A team of researchers has made significant progress in understanding how diffusion-based language models work internally, tackling a fundamental challenge in AI interpretability. Unlike traditional autoregressive models that generate text one token at a time, diffusion models operate differently, performing much of their computation in continuous latent spaces that have resisted analysis.

According to arXiv, the study examines whether this architectural difference makes reasoning less transparent and develops methods to peer inside the model's decision-making process. The work centers on DiffusionGemma, Google's diffusion-based variant of its Gemma language model family.

The Transparency Problem

The core issue is straightforward but consequential. Diffusion models process information differently than their autoregressive counterparts, raising questions about whether their reasoning can be understood and monitored. Understanding a model's internal operations is essential for catching errors, preventing misuse, and ensuring alignment with intended behavior.

Researchers decomposed transparency into two distinct dimensions. Variable transparency refers to whether scientists can understand intermediate states during computation. Algorithmic transparency asks whether these snapshots can explain how the model reached its conclusions.

Finding Interpretability Within the Latent Space

Initial analysis suggested DiffusionGemma suffered from severe interpretability challenges. Its opaque computational depth appeared 28.6 times higher than standard Gemma 4, meaning far more hidden computation occurred between interpretable model states.

The breakthrough came through a novel approach. Researchers discovered they could map information flowing between denoising steps through an interpretable token bottleneck without degrading model performance. This technique dramatically reduced the apparent opacity gap to just 1.1 times that of the autoregressive baseline.

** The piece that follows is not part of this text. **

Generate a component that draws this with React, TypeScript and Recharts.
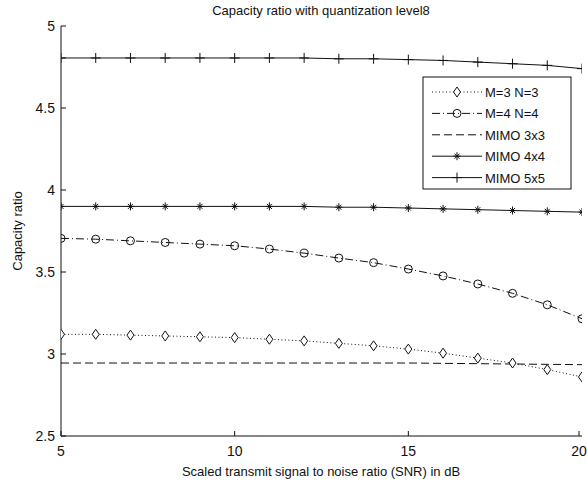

  • The finding suggests diffusion models may be more interpretable than initially feared
  • The method preserves full downstream performance without efficiency losses
  • Results challenge assumptions about inherent opacity in diffusion architectures

Novel Diffusion Phenomena Uncovered

Beyond solving the transparency problem, the researchers discovered previously unidentified behaviors unique to diffusion models. Their case studies revealed three new phenomena: non-chronological reasoning where models process information out of order, token and sequence smearing involving blended representations across time steps, and intermediate-context reasoning allowing models to leverage information available only during intermediate denoising steps.

These discoveries expand our understanding of how diffusion models differ fundamentally from autoregressive systems, suggesting they implement more sophisticated distributed algorithms during generation.

Practical Monitoring Capabilities

Beyond theoretical understanding, the researchers tested whether interpretable outputs from DiffusionGemma could support downstream monitoring applications. Results showed DiffusionGemma achieved comparable monitorability to Gemma 4, suggesting that diffusion-based models may not sacrifice practical safety advantages for their architectural benefits.

This work arrives as major AI labs increasingly explore diffusion-based approaches for language generation. Understanding these models' internal operations becomes more urgent as they move toward wider deployment. The findings suggest that diffusion models need not remain inscrutable black boxes, opening pathways for safer, more trustworthy AI systems built on these architectures.